I came across the following announcement, of an event based in part on the unsolved murder of Rashawn Brazell, on Frank Léon Roberts's Brooklyn Boy's Blues site.
I'm borrowing the image, which is linked to the event site.
From Frank's site:
A panel discussion on “Injustice, Intolerance and Intersectional Identity” is set for 6 p.m. Wednesday, Feb. 22, in 101 McCormick Hall at Princeton University.
Featuring Kwame Anthony Appiah, the Laurance S. Rockefeller Professor of Philosophy and the University Center for Human Values at Princeton, the discussion will explore the roles of the media, the police and the public in normalizing violence against individuals who stand at the intersection of marginal identity categories.
Appiah will be joined by Clarence Patton of the National Coalition of Anti-Violence Programs and Rashad Robinson of the Gay and Lesbian Alliance Against Defamation in analyzing how intersectional identity informs the management of hate crimes in America.
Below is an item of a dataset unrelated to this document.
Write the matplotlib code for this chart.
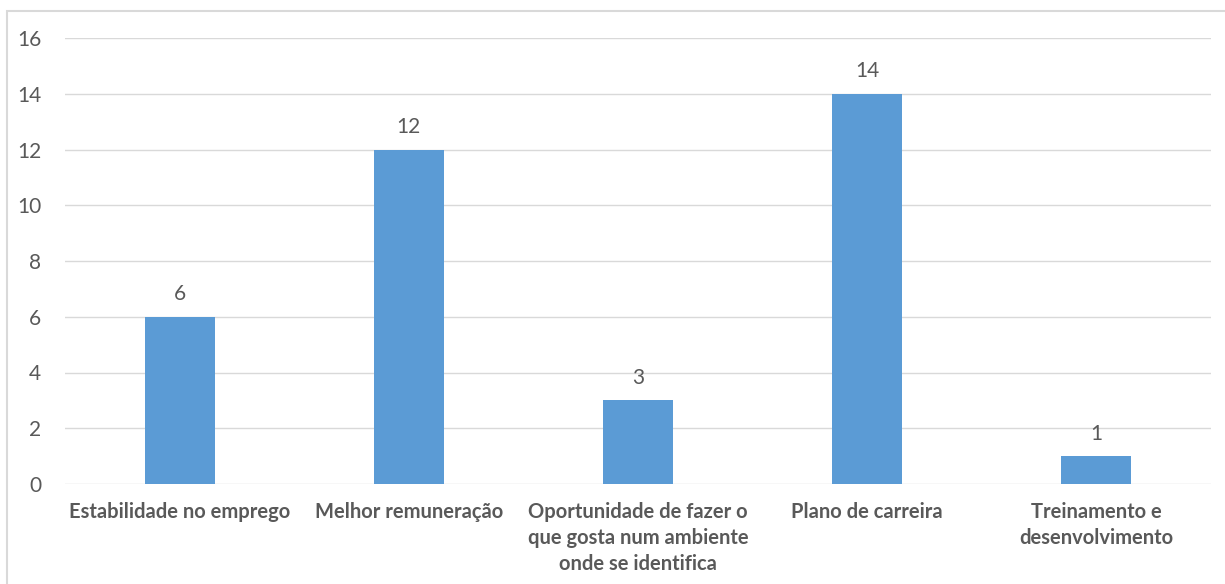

The discussion will draw primarily upon the unsolved murder of 19-year-old Rashawn Brazell, a black gay man from Brooklyn whose dismembered body parts were found in garbage bags throughout the borough's subways in February 2005. Desire Brazell, his mother, will make the opening remarks.
The panel will be moderated by Larry D. Lyons II, a PhD candidate in Princeton's department of English and co-founder of the Rashawn Brazell Memorial Fund.